The headline act is the INOX. Victorinox subjected it to 130 durability tests — including being run over by a 64-ton tank, dropped repeatedly from height, baked, frozen, and submerged. It is one of the most over-engineered watches you can buy at any price, let alone its own. That is not marketing fluff; it reflects a real design philosophy.

On value, I will be honest. Victorinox is not breaking new horological ground, and you are not buying in-house movements or hand finishing. What you are getting is a lot of dependable, Swiss-made watch for the money — and very little of the brand-name tax you pay a few tiers up. For the segment it competes in, the value proposition is hard to beat.

Who Victorinox is for

  • Anyone who wants a genuine Swiss-made watch without a luxury price tag.
  • People who are tough on their gear — travelers, outdoors types, tradespeople, parents.
  • First-time buyers stepping up from fashion watches who want real substance.
  • Quartz fans who value accuracy and low upkeep, plus a few automatic options for the mechanically minded.

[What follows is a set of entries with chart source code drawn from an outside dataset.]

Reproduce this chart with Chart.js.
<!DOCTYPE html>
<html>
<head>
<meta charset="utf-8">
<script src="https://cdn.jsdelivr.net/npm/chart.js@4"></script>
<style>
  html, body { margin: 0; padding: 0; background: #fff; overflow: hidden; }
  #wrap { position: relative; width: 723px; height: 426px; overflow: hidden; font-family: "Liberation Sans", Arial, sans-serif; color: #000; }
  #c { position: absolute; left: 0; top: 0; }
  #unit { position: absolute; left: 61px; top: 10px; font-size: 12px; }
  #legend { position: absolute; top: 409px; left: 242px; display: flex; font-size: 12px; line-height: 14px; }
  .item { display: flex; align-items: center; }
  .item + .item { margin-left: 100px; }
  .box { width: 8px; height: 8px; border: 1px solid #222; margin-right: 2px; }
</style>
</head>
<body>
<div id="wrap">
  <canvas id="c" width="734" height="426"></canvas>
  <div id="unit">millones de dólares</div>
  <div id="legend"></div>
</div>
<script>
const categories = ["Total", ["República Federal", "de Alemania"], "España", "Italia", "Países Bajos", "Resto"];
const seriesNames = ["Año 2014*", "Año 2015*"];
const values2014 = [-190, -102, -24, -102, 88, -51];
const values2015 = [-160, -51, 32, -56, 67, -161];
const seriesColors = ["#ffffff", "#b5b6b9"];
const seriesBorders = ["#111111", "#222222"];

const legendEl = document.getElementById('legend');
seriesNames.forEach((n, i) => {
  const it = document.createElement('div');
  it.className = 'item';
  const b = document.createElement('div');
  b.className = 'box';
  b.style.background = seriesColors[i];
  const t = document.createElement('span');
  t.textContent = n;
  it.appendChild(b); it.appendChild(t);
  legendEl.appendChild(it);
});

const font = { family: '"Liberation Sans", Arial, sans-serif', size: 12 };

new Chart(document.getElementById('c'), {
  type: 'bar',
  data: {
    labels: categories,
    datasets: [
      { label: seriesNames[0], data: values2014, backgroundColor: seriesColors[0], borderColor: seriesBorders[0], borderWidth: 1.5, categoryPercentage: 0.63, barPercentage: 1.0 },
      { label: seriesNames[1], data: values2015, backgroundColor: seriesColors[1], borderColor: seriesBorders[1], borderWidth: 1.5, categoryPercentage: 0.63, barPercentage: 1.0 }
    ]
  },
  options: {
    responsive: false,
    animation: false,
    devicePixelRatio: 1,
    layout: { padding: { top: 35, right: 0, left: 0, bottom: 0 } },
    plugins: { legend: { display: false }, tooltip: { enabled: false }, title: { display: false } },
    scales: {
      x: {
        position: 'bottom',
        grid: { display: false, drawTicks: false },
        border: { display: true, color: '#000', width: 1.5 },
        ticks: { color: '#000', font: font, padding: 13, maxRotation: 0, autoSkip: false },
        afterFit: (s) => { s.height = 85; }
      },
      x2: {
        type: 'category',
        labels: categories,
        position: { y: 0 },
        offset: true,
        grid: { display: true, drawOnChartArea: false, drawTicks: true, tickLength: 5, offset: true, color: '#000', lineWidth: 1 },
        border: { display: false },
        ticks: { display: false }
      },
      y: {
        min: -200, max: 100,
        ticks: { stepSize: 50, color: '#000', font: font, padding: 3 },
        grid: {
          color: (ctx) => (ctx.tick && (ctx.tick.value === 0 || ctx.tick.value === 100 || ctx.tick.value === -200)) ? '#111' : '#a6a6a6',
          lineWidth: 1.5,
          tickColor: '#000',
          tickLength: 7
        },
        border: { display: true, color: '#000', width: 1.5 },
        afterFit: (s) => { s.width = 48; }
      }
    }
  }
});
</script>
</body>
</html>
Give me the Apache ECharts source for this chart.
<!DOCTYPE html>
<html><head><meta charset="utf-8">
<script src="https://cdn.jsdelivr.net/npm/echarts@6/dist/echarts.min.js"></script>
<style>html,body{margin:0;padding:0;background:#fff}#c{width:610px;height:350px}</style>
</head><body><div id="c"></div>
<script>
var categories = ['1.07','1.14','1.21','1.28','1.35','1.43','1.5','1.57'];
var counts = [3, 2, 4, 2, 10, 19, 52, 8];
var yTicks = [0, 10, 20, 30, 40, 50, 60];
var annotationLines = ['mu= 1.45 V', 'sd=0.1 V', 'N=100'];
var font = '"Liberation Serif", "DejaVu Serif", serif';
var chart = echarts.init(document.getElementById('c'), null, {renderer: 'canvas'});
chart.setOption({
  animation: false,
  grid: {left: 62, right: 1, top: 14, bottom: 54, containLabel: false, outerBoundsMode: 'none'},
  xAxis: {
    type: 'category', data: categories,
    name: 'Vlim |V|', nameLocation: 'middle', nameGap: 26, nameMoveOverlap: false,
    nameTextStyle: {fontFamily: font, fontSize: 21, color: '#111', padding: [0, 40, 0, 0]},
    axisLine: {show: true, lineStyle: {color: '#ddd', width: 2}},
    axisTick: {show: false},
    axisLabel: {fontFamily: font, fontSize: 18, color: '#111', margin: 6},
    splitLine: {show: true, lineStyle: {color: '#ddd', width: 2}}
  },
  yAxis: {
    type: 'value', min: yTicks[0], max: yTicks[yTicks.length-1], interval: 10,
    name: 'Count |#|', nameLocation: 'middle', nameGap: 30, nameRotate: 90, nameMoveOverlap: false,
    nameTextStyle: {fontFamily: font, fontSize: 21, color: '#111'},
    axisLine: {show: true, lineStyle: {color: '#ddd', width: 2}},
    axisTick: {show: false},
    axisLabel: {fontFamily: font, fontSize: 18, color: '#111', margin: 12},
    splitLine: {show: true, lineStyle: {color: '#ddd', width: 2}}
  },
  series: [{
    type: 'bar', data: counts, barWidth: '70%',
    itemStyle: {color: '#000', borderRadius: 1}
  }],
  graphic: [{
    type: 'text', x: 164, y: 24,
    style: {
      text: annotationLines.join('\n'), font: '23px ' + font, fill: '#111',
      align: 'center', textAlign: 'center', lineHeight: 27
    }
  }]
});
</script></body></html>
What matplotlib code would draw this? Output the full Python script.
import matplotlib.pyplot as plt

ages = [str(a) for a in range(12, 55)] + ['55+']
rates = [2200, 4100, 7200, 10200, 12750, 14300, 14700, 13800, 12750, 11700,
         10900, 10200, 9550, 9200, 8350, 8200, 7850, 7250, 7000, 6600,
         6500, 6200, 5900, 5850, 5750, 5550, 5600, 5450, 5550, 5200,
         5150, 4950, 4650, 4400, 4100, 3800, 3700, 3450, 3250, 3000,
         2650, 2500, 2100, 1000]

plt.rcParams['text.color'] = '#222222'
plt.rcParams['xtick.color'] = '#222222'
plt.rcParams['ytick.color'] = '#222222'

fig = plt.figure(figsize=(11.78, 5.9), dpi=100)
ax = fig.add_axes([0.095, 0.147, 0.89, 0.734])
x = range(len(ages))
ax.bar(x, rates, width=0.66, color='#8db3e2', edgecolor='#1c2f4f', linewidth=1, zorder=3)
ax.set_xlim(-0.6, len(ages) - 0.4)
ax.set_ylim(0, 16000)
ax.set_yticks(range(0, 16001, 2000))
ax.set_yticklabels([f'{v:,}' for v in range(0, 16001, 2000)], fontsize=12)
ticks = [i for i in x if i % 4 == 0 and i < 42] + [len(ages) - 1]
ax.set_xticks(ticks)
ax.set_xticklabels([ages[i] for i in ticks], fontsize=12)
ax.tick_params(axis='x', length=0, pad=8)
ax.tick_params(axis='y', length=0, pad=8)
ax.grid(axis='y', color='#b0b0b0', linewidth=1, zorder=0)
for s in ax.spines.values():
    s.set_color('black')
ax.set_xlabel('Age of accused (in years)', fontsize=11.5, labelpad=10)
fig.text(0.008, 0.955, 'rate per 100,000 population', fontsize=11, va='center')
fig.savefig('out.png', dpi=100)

It is less ideal if you are chasing prestige, investment value, or fine finishing — that is a different category entirely.

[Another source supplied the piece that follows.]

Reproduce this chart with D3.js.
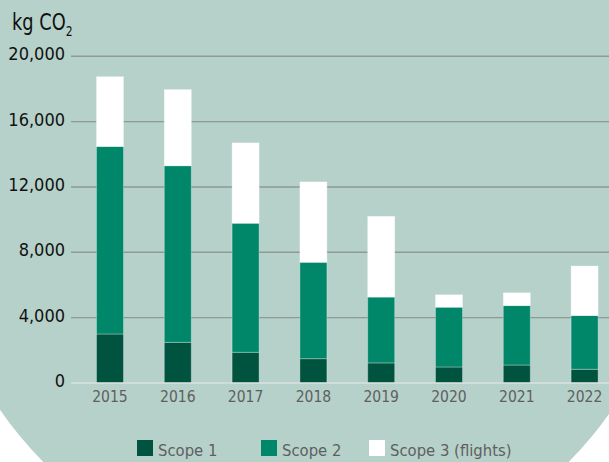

Two Victorinox watches worth knowing

The Victorinox INOX is the watch that defines the brand today. It is the one that survived the 130 tests, and in the metal it feels every bit of that — a chunky, no-nonsense case, excellent legibility, and a removable bumper guard on many versions for true abuse-proofing. If you want a single watch you never have to think about, this is it.

The Victorinox Maverick is the more versatile all-rounder. It is a clean, sporty design with a unidirectional bezel and strong water resistance that dresses up or down better than the INOX, available in a wide spread of sizes, dials, and bracelet or strap options. If the INOX is the tank, the Maverick is the daily driver.

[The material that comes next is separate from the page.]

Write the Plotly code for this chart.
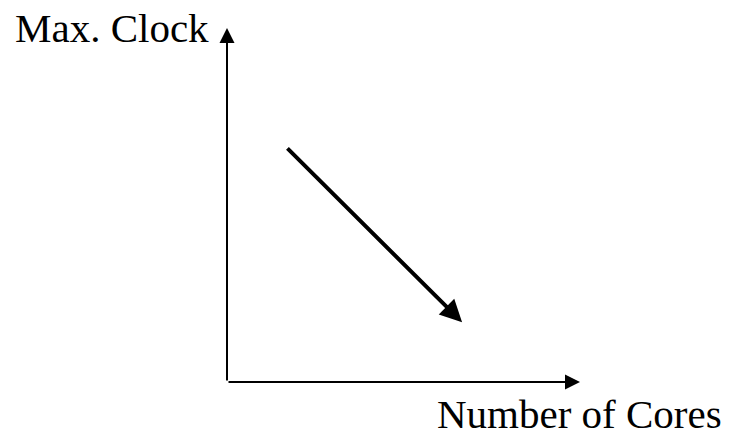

Frequently asked questions

Are Victorinox watches good?

Yes. They are Swiss-made, durable, and offer excellent value for the price. They sit in the affordable-to-mid tier rather than luxury, but within that space they are among the strongest options for build quality and reliability.

Are Victorinox watches actually Swiss-made?

Yes. Victorinox is a Swiss company founded in 1884, and its Swiss Army watch line carries genuine Swiss-made movements and assembly. This is not a fashion brand licensing the name — it is the same company that makes the knives.

Is the INOX really that tough?

It is. Victorinox put it through 130 homologation tests, including being run over by a 64-ton vehicle and surviving extreme drops, heat, and water exposure. It is one of the most genuinely rugged watches available at its price.

Are Victorinox watches good value?

Very much so. You get sapphire crystals, Swiss movements, and real durability without paying a luxury premium. For buyers who want a dependable daily tool watch rather than a status piece, the value is excellent.